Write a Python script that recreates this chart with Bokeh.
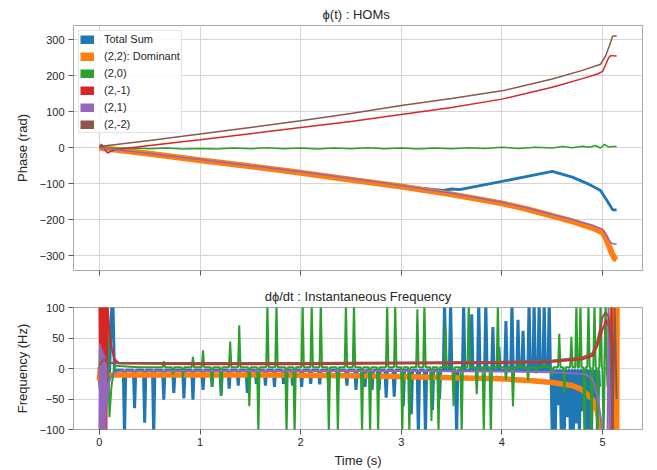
from bokeh.plotting import figure
from bokeh.layouts import column
from bokeh.models import Range1d, Legend, LegendItem, FixedTicker, CustomJSTickFormatter
from bokeh.embed import file_html
from bokeh.resources import INLINE

# ---------------- data: phase (top) ----------------
t_22 = [0.0, 0.5, 1.0, 1.5, 2.0, 2.5, 3.0, 3.5, 4.0, 4.25, 4.5, 4.7, 4.8, 4.9, 4.95, 5.0, 5.03, 5.06, 5.09, 5.12, 5.14]
phase_22 = [0, -17, -35, -52, -70, -89, -108, -130, -155, -171, -190, -205, -214, -223, -229, -236, -250, -270, -292, -308, -312]
phase_21 = [0, -16, -33, -50, -67, -86, -105, -127, -152, -168, -186, -200, -208, -216, -221, -227, -240, -256, -266, -268, -268]

t_tot = [0.0, 0.5, 1.0, 1.5, 2.0, 2.5, 3.0, 3.42, 3.5, 3.58, 4.0, 4.5, 4.7, 4.85, 4.98, 5.05, 5.1, 5.14]
phase_tot = [0, -17, -35, -52, -70, -89, -108, -119, -115, -117, -94, -66, -82, -100, -119, -150, -173, -173]

t_20 = [0.0, 0.17, 0.33, 0.5, 0.67, 0.83, 1.0, 1.17, 1.33, 1.5, 1.67, 1.83, 2.0, 2.17, 2.33, 2.5, 2.67, 2.83,
        3.0, 3.17, 3.33, 3.5, 3.67, 3.83, 4.0, 4.17, 4.33, 4.5, 4.6, 4.7, 4.8, 4.87, 4.93, 4.98, 5.02, 5.06, 5.1, 5.14]
phase_20 = [0, -2, -1, -3, -1, -4, -2, -4, -1, -3, 0, -3, -1, -4, -1, -3, 0, -3,
            -1, -4, -1, -3, 0, -2, 1, -2, 1, -1, 3, 0, 4, 1, 6, -1, 9, 2, 3, 3]

t_2m1 = [0.0, 0.02, 0.08, 0.15, 0.5, 1.0, 1.5, 2.0, 2.5, 3.0, 3.5, 4.0, 4.5, 4.8, 4.95, 5.0, 5.03, 5.06, 5.08, 5.14]
phase_2m1 = [0, 10, -15, -6, 6, 22, 39, 56, 73, 92, 112, 135, 168, 192, 205, 212, 230, 250, 256, 255]

t_2m2 = [0.0, 0.5, 1.0, 1.5, 2.0, 2.5, 3.0, 3.5, 4.0, 4.5, 4.8, 4.98, 5.03, 5.07, 5.1, 5.14]
phase_2m2 = [3, 20, 38, 56, 75, 95, 117, 137, 158, 191, 215, 232, 255, 285, 310, 311]

# ---------------- data: frequency (bottom) ----------------
ftot_head_t = [0.0, 0.03, 0.06, 0.1, 0.125, 0.135, 0.15, 0.17, 0.2]
ftot_head_v = [-20, -60, -30, -10, 110, 110, -10, -3, -3]
ftot_base = -3
ftot_spike_t = [0.25, 0.35, 0.45, 0.54, 0.64, 0.74, 0.84, 0.93, 1.03, 1.12, 1.21, 1.29, 1.38, 1.47, 1.56, 1.65,
                1.74, 1.83, 1.92, 2.01, 2.10, 2.19, 2.28, 2.37, 2.46, 2.55, 2.64, 2.71, 2.78, 2.85, 2.93, 3.02,
                3.10, 3.17, 3.24, 3.31, 3.38, 3.43, 3.49, 3.55, 3.62, 3.70, 3.77, 3.84, 3.91, 3.97, 4.04, 4.10,
                4.16, 4.21, 4.27, 4.32, 4.37, 4.42, 4.47, 4.50, 4.53, 4.56, 4.59, 4.62, 4.65, 4.68, 4.71, 4.74,
                4.77, 4.80, 4.83, 4.86, 4.89, 4.92, 4.95]
ftot_spike_v = [-110, -65, -89, -110, -51, -40, -49, -51, -35, -30, -44, -33, -28, -40, -25, -28,
                -30, -25, -28, -30, -25, -26, -30, -28, -28, -35, -30, -35, -35, -48, -46, -62,
                -75, -110, -110, -68, -50, 110, 110, -110, 110, 89, 110, 110, 68, 35, 78, 110,
                80, 62, 110, 110, 110, 110, 110, -110, -110, -60, -110, -110, -80, -110, -110, -90,
                -110, -70, -110, -100, -110, -60, -110]
ftot_tail_t = [4.97]
ftot_tail_v = [-30]

f22_t = [0.0, 0.01, 0.02, 0.03, 0.05, 0.1, 0.5, 1.0, 2.0, 2.5, 3.0, 3.5, 4.0, 4.3, 4.5, 4.7, 4.8, 4.9, 4.95,
         4.98, 5.02, 5.08, 5.11, 5.12, 5.13, 5.14, 5.145]
f22_v = [-20, 2, -22, 2, -12, -10.5, -10.5, -10.5, -11, -12, -13, -15, -17, -20, -23, -28, -35, -51, -72,
         -100, -160, -200, 200, -200, 200, -200, 200]

f20_head_t = [0.0, 0.02, 0.035, 0.05, 0.065, 0.08, 0.1, 0.12, 0.15, 0.2, 0.3, 0.4, 0.5]
f20_head_v = [0, 110, -10, 110, -40, 110, -80, -30, 5, 4, 3, 2, 2]
f20_base = 2
f20_spike_t = [0.64, 0.73, 0.83, 0.93, 1.03, 1.12, 1.21, 1.30, 1.39, 1.49, 1.58, 1.67, 1.76, 1.86, 1.94, 2.02,
               2.11, 2.20, 2.28, 2.37, 2.45, 2.53, 2.61, 2.69, 2.77, 2.86, 2.94, 3.01, 3.08, 3.16, 3.23, 3.30,
               3.37, 3.44, 3.52, 3.60, 3.67, 3.75, 3.82, 3.89, 3.96, 4.04, 4.11, 4.18, 4.26, 4.34, 4.42, 4.50,
               4.57, 4.62, 4.69, 4.74, 4.78, 4.82, 4.86, 4.89, 4.92, 4.95, 4.98, 5.01, 5.03]
f20_spike_v = [12, -10, -15, 19, 30, -30, -45, 44, 71, -62, -110, 110, 110, -110, -110, 110,
               110, 110, -110, -110, 110, 110, -110, -110, -110, 110, 110, -110, -110, 97, 110, -86,
               -110, 68, -62, -110, 110, -42, -110, -110, 110, -19, -62, 15, -20, -8, 10, -12,
               57, -40, 52, 110, 110, -110, 110, -110, 110, -110, 110, -110, 110]
f20_tail_t = [5.05, 5.07, 5.09]
f20_tail_v = [-30, 20, 10]

f2m1_t = [0.0, 0.01, 0.02, 0.03, 0.04, 0.05, 0.06, 0.07, 0.08, 0.1, 0.12, 0.15, 0.2, 1.0, 2.0, 3.0, 4.0, 4.5,
          4.8, 4.9, 4.95, 5.0, 5.04, 5.06, 5.075, 5.09, 5.1]
f2m1_v = [110, -110, 110, -110, 110, -110, 110, -110, 110, 60, 35, 15, 8, 7, 7, 8, 9, 11,
          15, 21, 38, 64, 80, 68, -110, 110, -110]

f21_t = [0.0, 0.006, 0.012, 0.018, 0.024, 0.03, 0.036, 0.042, 0.048, 0.054, 0.06, 0.066, 0.075, 0.09, 0.12,
         0.16, 0.2, 1.0, 2.0, 3.0, 4.0, 4.5, 4.74, 4.84, 4.9, 4.95, 4.98, 5.0, 5.05, 5.06, 5.075, 5.085]
f21_v = [-110, 40, -110, 35, -110, 30, -110, 25, -110, 20, -110, 10, -60, -25, -12,
         -6, -4, -4, -4, -4, -5, -6, -8, -10, -17, -46, -78, -110, -110, 110, -110, 20]

f2m2_t = [0.0, 0.03, 0.05, 0.07, 0.1, 0.2, 1.0, 2.0, 3.0, 4.0, 4.5, 4.8, 4.9, 4.95, 5.0, 5.03, 5.06, 5.08,
          5.1, 5.12, 5.14]
f2m2_v = [5, 12, 15, 10, 9, 9, 9, 9, 10, 11, 13, 18, 25, 46, 84, 92, 85, 40, -110, 100, -50]

names = ["Total Sum", "(2,2): Dominant", "(2,0)", "(2,-1)", "(2,1)", "(2,-2)"]
colors = ["#1f77b4", "#ff7f0e", "#2ca02c", "#d62728", "#9467bd", "#8c564b"]

x_ticks = [0, 1, 2, 3, 4, 5]
phase_ticks = [-300, -200, -100, 0, 100, 200, 300]
freq_ticks = [-100, -50, 0, 50, 100]


def with_spikes(head_t, head_v, st, sv, base, tail_t, tail_v, hw=0.012):
    ts, vs = list(head_t), list(head_v)
    for t, v in zip(st, sv):
        ts += [t - hw, t, t + hw]
        vs += [base, v, base]
    return ts + list(tail_t), vs + list(tail_v)


FONT = "Liberation Sans"
TXT = "#262626"
minus_fmt = CustomJSTickFormatter(code="return tick < 0 ? '\u2212' + Math.abs(tick) : String(tick);")
blank_fmt = CustomJSTickFormatter(code="return '';")

x_range = Range1d(-0.257, 5.397)


def style(p, yticks, title):
    p.title.text = title
    p.title.align = "center"
    p.title.text_font = FONT
    p.title.text_font_size = "13px"
    p.title.text_font_style = "normal"
    p.title.text_color = TXT
    p.title.standoff = 8
    p.outline_line_color = "#a8a8a8"
    p.outline_line_width = 1
    p.background_fill_color = "white"
    for ax in (p.xaxis, p.yaxis):
        ax.axis_line_color = None
        ax.major_tick_line_color = "#555555"
        ax.major_tick_out = 5
        ax.major_tick_in = 0
        ax.minor_tick_line_color = None
        ax.major_label_text_font = FONT
        ax.major_label_text_font_size = "11px"
        ax.major_label_text_color = TXT
        ax.axis_label_text_font = FONT
        ax.axis_label_text_font_size = "13px"
        ax.axis_label_text_font_style = "normal"
        ax.axis_label_text_color = TXT
    p.xaxis.ticker = FixedTicker(ticks=x_ticks)
    p.yaxis.ticker = FixedTicker(ticks=yticks)
    p.yaxis.formatter = minus_fmt
    p.xaxis.major_label_standoff = 3
    p.yaxis.major_label_standoff = 4
    p.yaxis.axis_label_standoff = 7
    p.grid.grid_line_color = "#d5d5d5"
    p.grid.grid_line_width = 1


W = 657
p1 = figure(width=W, height=282, x_range=x_range, y_range=Range1d(-341.7, 339.8),
            output_backend="svg", toolbar_location=None,
            min_border_left=73, min_border_right=15, min_border_top=25, min_border_bottom=12)
style(p1, phase_ticks, "ϕ(t) :  HOMs")
p1.xaxis.formatter = blank_fmt
p1.xaxis.major_label_standoff = 0
p1.yaxis.axis_label = "Phase (rad)"

p1.line(t_tot, phase_tot, color=colors[0], line_width=2.8)
p1.line(t_22, phase_22, color=colors[1], line_width=6)
p1.line(t_20, phase_20, color=colors[2], line_width=1.5)
p1.line(t_2m1, phase_2m1, color=colors[3], line_width=1.5)
p1.line(t_22, phase_21, color=colors[4], line_width=1.5)
p1.line(t_2m2, phase_2m2, color=colors[5], line_width=1.5)

# legend swatches: one-point lines (draw nothing in the frame, give filled legend keys)
first_pts = [(t_tot[0], phase_tot[0]), (t_22[0], phase_22[0]), (t_20[0], phase_20[0]),
             (t_2m1[0], phase_2m1[0]), (t_22[0], phase_21[0]), (t_2m2[0], phase_2m2[0])]
items = []
for n, c, (x0, y0) in zip(names, colors, first_pts):
    r = p1.line(x=[x0], y=[y0], line_color=c, line_width=9, line_cap="butt")
    items.append(LegendItem(label=n, renderers=[r]))
legend = Legend(items=items, location="top_left", margin=5, padding=1, spacing=3,
                label_text_font=FONT, label_text_font_size="11px", label_text_color=TXT,
                glyph_width=14, glyph_height=9, label_height=14, label_standoff=10,
                border_line_color="#cccccc", border_line_width=1, background_fill_alpha=0.85)
p1.add_layout(legend)

p2 = figure(width=W, height=188, x_range=x_range, y_range=Range1d(-100, 100),
            output_backend="svg", toolbar_location=None,
            min_border_left=73, min_border_right=15, min_border_top=25, min_border_bottom=40)
style(p2, freq_ticks, "dϕ/dt : Instantaneous Frequency")
p2.yaxis.axis_label = "Frequency (Hz)"
p2.xaxis.axis_label = "Time (s)"
p2.xaxis.axis_label_standoff = 4

bt, bv = with_spikes(ftot_head_t, ftot_head_v, ftot_spike_t, ftot_spike_v, ftot_base, ftot_tail_t, ftot_tail_v)
gt, gv = with_spikes(f20_head_t, f20_head_v, f20_spike_t, f20_spike_v, f20_base, f20_tail_t, f20_tail_v)
p2.line(bt, bv, color=colors[0], line_width=3)
p2.line(f22_t, f22_v, color=colors[1], line_width=5.5)
p2.line(gt, gv, color=colors[2], line_width=2)
p2.line(f2m1_t, f2m1_v, color=colors[3], line_width=2)
p2.line(f21_t, f21_v, color=colors[4], line_width=2)
p2.line(f2m2_t, f2m2_v, color=colors[5], line_width=2)

layout = column(p1, p2)
open("out.html", "w").write(file_html(layout, INLINE))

=====

Write out the lines from the start of the material to the line with "from bokeh.resources import INLINE", inclusive and exactly. Skip the pictures.

## EXPECTED ANSWER
Write a Python script that recreates this chart with Bokeh.
from bokeh.plotting import figure
from bokeh.layouts import column
from bokeh.models import Range1d, Legend, LegendItem, FixedTicker, CustomJSTickFormatter
from bokeh.embed import file_html
from bokeh.resources import INLINE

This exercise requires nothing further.